Livros que nos devoram por Luísa Félix (#05/2015)

(Depois de um hiato forçado no mês anterior, e pelo qual pedimos desculpa, Livros que nos devoram está de regresso à Pomar de Letras.)



A Porta, de Magda Szabó



 
Quando estudante universitária, detestava Schopenhauer; mais tarde, compreendi que devia reter
da sua teoria que qualquer relação sentimental é uma possibilidade de agressão, e, quanto mais deixo um homem aproximar-se, mais vias se abrem pelas quais o perigo me pode atingir. Não me foi fácil admitir que eu devia, para mais, contar com Emerence, a sua existência tornara-se uma das componentes da minha vida e, no início, fiquei apavorada com a ideia de a perder, se lhe sobrevivesse, o que aumentaria o meu exército de sombras, cuja presença imanente e intangível me perturba e me mergulha no desespero.

Esta tomada de consciência em nada se modificou pelo comportamento de Emerence, variando segundo um número incalculável de chaves: por vezes, ela tratava-me de um modo tão rude que um estranho, se assistisse, se espantaria porque tolerava isso.
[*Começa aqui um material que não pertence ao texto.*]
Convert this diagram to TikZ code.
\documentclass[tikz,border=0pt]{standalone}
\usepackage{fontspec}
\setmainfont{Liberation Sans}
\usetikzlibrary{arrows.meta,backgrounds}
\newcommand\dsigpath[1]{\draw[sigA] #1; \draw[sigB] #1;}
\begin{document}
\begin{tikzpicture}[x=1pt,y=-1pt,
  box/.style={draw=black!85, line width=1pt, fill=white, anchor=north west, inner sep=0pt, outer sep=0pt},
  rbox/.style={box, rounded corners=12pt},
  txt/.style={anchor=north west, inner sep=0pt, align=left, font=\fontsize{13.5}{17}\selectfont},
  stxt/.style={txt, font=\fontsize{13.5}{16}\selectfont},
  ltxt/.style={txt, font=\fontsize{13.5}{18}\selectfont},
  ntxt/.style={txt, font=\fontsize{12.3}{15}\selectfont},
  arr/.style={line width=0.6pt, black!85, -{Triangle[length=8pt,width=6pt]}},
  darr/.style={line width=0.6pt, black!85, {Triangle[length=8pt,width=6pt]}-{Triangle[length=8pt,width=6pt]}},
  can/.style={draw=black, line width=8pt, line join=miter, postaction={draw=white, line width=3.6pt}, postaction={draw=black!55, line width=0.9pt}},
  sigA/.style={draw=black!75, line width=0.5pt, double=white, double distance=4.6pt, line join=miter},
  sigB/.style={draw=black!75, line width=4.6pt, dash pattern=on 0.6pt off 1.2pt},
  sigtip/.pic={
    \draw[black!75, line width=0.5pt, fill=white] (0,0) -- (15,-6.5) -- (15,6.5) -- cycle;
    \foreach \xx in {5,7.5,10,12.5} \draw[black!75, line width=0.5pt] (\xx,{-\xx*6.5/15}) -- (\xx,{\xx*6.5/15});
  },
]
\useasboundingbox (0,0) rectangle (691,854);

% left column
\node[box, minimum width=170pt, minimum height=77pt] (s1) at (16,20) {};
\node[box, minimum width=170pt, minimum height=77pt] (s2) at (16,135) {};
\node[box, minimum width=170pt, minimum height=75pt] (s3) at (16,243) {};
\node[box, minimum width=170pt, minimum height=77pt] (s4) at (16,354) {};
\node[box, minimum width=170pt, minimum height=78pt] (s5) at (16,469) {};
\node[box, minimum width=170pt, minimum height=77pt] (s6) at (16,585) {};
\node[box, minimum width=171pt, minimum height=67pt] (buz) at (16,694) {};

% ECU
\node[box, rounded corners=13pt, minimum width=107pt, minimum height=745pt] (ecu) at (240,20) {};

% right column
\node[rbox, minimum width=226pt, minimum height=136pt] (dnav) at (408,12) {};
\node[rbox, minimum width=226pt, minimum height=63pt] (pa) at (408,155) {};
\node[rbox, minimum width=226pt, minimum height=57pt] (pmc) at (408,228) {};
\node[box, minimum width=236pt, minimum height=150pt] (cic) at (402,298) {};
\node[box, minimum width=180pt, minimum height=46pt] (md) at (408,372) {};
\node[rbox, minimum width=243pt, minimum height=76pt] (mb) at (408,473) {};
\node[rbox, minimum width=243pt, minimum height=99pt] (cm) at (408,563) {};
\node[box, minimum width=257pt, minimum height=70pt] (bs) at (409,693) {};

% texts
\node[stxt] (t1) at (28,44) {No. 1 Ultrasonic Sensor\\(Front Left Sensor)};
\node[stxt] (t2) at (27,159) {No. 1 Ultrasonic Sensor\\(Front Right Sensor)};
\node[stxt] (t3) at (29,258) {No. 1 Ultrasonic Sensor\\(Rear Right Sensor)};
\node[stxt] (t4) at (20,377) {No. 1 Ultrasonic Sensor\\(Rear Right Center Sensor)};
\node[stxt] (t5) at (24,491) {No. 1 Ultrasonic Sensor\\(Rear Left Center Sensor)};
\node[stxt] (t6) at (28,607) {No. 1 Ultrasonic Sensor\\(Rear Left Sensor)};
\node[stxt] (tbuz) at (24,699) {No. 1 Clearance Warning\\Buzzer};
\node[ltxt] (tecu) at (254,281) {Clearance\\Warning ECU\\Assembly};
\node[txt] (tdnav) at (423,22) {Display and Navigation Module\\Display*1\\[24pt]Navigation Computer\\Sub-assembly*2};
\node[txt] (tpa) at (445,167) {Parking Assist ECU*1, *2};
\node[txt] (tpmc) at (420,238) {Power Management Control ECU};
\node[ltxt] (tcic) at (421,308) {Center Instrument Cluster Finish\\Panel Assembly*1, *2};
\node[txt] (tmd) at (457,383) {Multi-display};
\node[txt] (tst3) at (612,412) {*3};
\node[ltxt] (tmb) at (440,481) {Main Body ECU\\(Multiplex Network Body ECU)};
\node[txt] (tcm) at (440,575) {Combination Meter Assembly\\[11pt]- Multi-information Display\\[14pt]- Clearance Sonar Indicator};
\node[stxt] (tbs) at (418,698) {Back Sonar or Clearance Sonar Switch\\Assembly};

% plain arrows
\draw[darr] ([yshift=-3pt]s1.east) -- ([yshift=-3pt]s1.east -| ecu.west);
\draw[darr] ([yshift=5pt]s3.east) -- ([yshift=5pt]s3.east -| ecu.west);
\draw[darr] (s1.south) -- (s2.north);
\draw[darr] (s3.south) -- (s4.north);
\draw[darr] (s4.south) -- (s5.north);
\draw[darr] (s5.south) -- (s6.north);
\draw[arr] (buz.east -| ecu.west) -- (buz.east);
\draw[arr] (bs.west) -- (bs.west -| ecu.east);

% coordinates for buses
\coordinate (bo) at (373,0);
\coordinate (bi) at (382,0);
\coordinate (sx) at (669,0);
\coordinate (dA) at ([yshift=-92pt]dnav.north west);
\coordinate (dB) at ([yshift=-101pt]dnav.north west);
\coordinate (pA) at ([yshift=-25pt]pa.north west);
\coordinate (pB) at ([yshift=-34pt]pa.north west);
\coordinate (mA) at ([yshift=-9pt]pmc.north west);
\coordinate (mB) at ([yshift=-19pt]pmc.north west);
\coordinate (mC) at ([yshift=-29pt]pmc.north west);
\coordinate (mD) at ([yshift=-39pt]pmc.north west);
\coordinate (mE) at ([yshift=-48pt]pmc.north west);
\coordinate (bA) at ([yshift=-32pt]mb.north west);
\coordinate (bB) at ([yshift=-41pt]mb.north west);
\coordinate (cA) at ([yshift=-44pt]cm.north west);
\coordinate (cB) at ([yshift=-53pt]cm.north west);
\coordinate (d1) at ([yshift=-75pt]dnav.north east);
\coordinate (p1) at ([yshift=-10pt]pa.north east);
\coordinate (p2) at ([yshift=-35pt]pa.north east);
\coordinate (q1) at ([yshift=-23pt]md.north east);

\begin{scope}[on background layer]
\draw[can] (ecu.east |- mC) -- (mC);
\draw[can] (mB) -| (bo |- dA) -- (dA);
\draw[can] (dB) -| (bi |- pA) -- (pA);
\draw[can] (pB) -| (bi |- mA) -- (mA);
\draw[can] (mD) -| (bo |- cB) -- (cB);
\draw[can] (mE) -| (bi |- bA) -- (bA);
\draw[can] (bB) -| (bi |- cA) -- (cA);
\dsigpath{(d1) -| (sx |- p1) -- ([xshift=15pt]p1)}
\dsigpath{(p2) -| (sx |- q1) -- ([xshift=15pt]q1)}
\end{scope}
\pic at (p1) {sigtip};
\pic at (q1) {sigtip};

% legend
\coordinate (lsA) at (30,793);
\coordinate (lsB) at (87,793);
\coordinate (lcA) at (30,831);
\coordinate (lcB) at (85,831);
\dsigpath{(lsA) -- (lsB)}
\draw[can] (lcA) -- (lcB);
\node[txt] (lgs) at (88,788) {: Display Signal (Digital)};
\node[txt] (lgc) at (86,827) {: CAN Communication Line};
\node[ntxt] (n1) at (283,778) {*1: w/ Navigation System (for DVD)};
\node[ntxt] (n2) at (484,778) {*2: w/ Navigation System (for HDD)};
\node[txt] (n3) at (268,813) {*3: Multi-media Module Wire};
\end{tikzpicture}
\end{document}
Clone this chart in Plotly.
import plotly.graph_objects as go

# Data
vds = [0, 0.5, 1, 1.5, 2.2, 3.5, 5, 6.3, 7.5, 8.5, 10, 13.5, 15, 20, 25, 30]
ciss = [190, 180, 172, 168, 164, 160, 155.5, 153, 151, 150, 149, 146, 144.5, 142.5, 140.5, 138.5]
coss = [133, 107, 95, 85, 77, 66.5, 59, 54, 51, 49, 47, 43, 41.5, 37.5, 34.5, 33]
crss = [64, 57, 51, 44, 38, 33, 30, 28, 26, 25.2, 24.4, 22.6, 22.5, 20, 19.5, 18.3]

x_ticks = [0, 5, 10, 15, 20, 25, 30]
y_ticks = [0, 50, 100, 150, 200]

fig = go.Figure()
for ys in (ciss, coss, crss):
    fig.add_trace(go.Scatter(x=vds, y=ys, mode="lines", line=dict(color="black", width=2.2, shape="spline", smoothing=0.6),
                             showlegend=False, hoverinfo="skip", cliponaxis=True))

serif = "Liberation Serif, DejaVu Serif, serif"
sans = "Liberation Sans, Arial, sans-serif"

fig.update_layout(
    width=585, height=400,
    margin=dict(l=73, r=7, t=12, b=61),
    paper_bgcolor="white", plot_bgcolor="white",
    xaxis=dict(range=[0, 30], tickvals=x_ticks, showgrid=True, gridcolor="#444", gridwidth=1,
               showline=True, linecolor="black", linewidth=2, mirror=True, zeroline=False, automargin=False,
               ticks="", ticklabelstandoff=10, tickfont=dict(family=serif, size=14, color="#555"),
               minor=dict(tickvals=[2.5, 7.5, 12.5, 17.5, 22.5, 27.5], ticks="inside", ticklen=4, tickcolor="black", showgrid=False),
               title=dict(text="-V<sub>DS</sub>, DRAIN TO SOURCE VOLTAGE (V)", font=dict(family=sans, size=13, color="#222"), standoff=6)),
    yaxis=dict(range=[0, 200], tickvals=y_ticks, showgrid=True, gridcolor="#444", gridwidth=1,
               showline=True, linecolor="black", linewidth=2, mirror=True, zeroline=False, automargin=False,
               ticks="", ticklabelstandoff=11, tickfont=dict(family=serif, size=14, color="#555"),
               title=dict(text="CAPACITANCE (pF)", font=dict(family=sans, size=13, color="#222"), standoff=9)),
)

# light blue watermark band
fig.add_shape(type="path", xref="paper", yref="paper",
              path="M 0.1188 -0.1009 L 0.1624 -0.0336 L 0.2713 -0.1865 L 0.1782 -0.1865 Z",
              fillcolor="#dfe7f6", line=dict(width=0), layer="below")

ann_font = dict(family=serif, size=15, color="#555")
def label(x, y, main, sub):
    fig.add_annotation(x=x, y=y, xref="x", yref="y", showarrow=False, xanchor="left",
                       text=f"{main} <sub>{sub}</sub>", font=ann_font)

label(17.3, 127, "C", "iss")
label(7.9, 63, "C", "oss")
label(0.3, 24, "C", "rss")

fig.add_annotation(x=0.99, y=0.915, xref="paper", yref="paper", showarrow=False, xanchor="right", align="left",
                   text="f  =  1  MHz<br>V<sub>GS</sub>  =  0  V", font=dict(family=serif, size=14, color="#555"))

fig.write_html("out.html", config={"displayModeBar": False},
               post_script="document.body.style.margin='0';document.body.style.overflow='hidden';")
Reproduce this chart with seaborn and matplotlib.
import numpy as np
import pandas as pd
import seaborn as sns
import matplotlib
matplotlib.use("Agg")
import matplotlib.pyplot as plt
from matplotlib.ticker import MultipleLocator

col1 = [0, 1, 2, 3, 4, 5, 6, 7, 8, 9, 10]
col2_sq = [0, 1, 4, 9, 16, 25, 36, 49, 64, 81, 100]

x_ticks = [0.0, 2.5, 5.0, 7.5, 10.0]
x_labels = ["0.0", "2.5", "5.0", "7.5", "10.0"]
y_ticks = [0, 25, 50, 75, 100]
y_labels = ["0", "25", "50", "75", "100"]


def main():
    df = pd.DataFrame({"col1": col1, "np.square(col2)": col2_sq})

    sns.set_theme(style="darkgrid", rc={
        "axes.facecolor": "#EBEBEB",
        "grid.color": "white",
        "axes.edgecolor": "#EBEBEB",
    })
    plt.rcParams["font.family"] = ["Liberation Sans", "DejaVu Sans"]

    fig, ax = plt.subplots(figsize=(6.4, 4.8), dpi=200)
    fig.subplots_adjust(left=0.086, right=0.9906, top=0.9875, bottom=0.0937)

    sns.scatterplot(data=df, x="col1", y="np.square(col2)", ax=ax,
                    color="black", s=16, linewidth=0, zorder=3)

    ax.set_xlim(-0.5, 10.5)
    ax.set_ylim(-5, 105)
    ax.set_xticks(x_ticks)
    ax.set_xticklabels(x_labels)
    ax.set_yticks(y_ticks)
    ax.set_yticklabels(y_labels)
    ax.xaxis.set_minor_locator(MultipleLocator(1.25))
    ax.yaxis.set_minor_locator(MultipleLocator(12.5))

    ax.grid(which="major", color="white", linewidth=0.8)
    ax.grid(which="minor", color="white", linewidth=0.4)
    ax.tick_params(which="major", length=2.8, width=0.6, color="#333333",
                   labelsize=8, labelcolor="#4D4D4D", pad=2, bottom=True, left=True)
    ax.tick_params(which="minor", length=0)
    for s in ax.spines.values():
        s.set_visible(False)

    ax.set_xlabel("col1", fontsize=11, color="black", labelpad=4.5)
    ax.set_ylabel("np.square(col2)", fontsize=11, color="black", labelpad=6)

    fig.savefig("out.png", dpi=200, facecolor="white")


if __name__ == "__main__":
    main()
Tal não contava: há muito que eu já não prestava atenção aos movimentos tectónicos que agitavam a superfície de Emerence; ela deve ter descoberto o mesmo, e, por mais que não quisesse arriscar o coração, (...) também ela não podia escapar à sua afeição por mim.


Magda Szabó, A Porta, Dom Quixote


Magda Szabó nasceu em 1917 e faleceu noventa anos depois, na Hungria. Durante o regime comunista, os livros da autora foram proibidos, regressando às livrarias no fim dos anos 50. A Porta, única obra da romancista traduzida para português, foi publicada em 1987 e adaptada ao cinema, com o título Atrás da Porta, em 2012.

A acção da obra tem início no período posterior à 1.ª Guerra Mundial, prolongando-se por algumas décadas. A narradora, Magda, uma jovem escritora, decide procurar uma governanta que a liberte do trabalho de casa, para poder dedicar-se à escrita. Alguém lhe recomenda Emerence. Esta aceita, mas impõe, desde logo, as suas regras.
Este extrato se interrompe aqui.